The works selected for the exhibition, which was put together by Rummel with Marie Hinkelmann and Paula Gehrmann, deal with — among other things — the ambivalent relationship between open and closed systems, reconnecting with nature, and access to and exclusion from society.
“We had around 130 pieces to choose from, through me scouting through my own network and festivals as well as an open call for works,” Rummel explains. “This was then reduced to a shortlist of 20 and we finally selected nine for the exhibition.
“For me, the pioneering countries in this field at the moment are Canada, France, The Netherlands and the UK,” he adds. “But I also see a lot of activity from Chile and Brazil and, thanks to the initiative of Electric South [the non-profit organisation which collaborates with artists across Africa in emerging storytelling] there are more works coming from South Africa, Kenya and Nigeria.“
The 2020 line-up includes VR experiences from Chile (Hyphaby Natalia Cabrera) and Brazil/Peru (Gravity VR by Fabito Rychter and Amir Admoni); a 360 degree film from the UK (Gimme Oneby Montague FitzGerald); and a sound installation from Germany (The Droner by Karl Russell).
For the sixth year running, the exhibition will be staged at Leipzig’s Museum of Fine Arts (MdbK) but, for the first time, individual works will also be presented at three additional locations throughout the city: the Grassi Museum of Ethnology, in the INTERIM of the Cinémathèqueand in the foyer of the Schaubühne Lindenfels.
“We had been discussing the idea of taking in more venues for the exhibition even before the pandemic started,“ Rummel recalls. “The hygiene precautions mean that we can only have 20 people at one time in the main exhibition hall [at the MdbK], even though it is quite large at 350 square metres. Moreover, some people are concerned about being in crowded spaces because there was a high demand to visit the VR exhibition in previous years. So it is good that they will now have other venues where it is not so busy.
“It was a really tough decision not to put the exhibition online as well,“ he admits. “But it then came down to the question: who are we making these exhibitions for? For the professionals who are in the bubble anyway, and know the pieces, or for the people living in Leipzig or those who can come to Leipzig?

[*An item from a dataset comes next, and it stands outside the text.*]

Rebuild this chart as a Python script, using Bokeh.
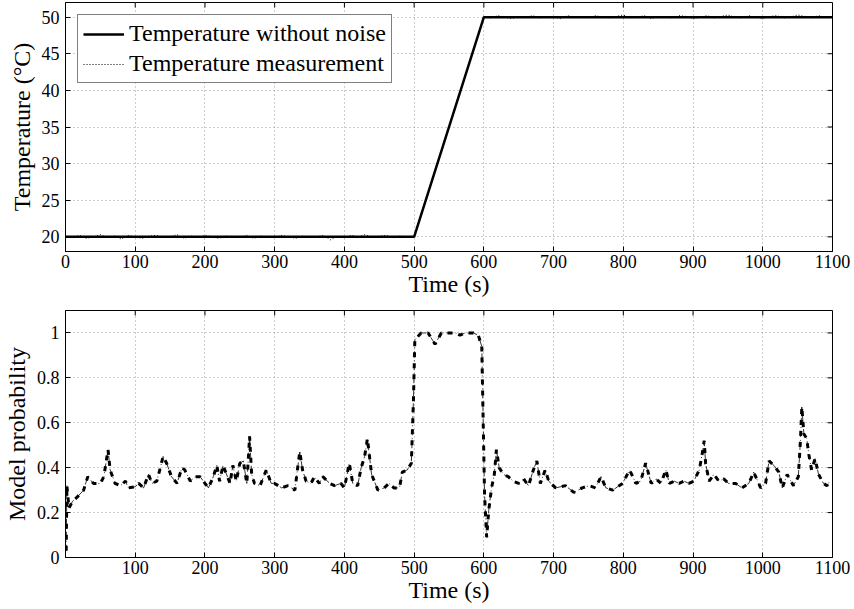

We decided to do it for the audience in Leipzig.“
Meanwhile, the XR conference at DOK Exchange – which is staged under the umbrella of the DOK Industry Programme – is being held online (on October 29) via ZOOM, and will enable international guests unable to visit the DOK Neuland exhibition to connect with some of the artists whose work is on show in Leipzig.
“The event will be open to accredited festival guests as well as people who don’t have accreditation, so long as they register beforehand. We want to keep the number of those attending restricted,” Rummel explains. “The key to DOK Exchange is to make it a conversation. We don’t just have Q&As after each keynote, but rather want to invite people to really comment on what they have heard and to share their thoughts and experiences.“
Moderated by Bristol-based interdisciplinary artist Rob Eagle and Dok industry director Brigid O’Shea, the conference will address issues as diverse as immersive storytelling and the science of magic, the potential and challenges of immersive theatre, and the use of VR to reconnect people and nature. A keynote by UK producer Harry Silverlock will see him joined by Diva Miyake-Mugler, the protagonist of the 360 film Gimme One and known as the First Lady of The London Ballroom Scene and The Queen of Oldway Performance, to discuss the film’s theme of working with communities.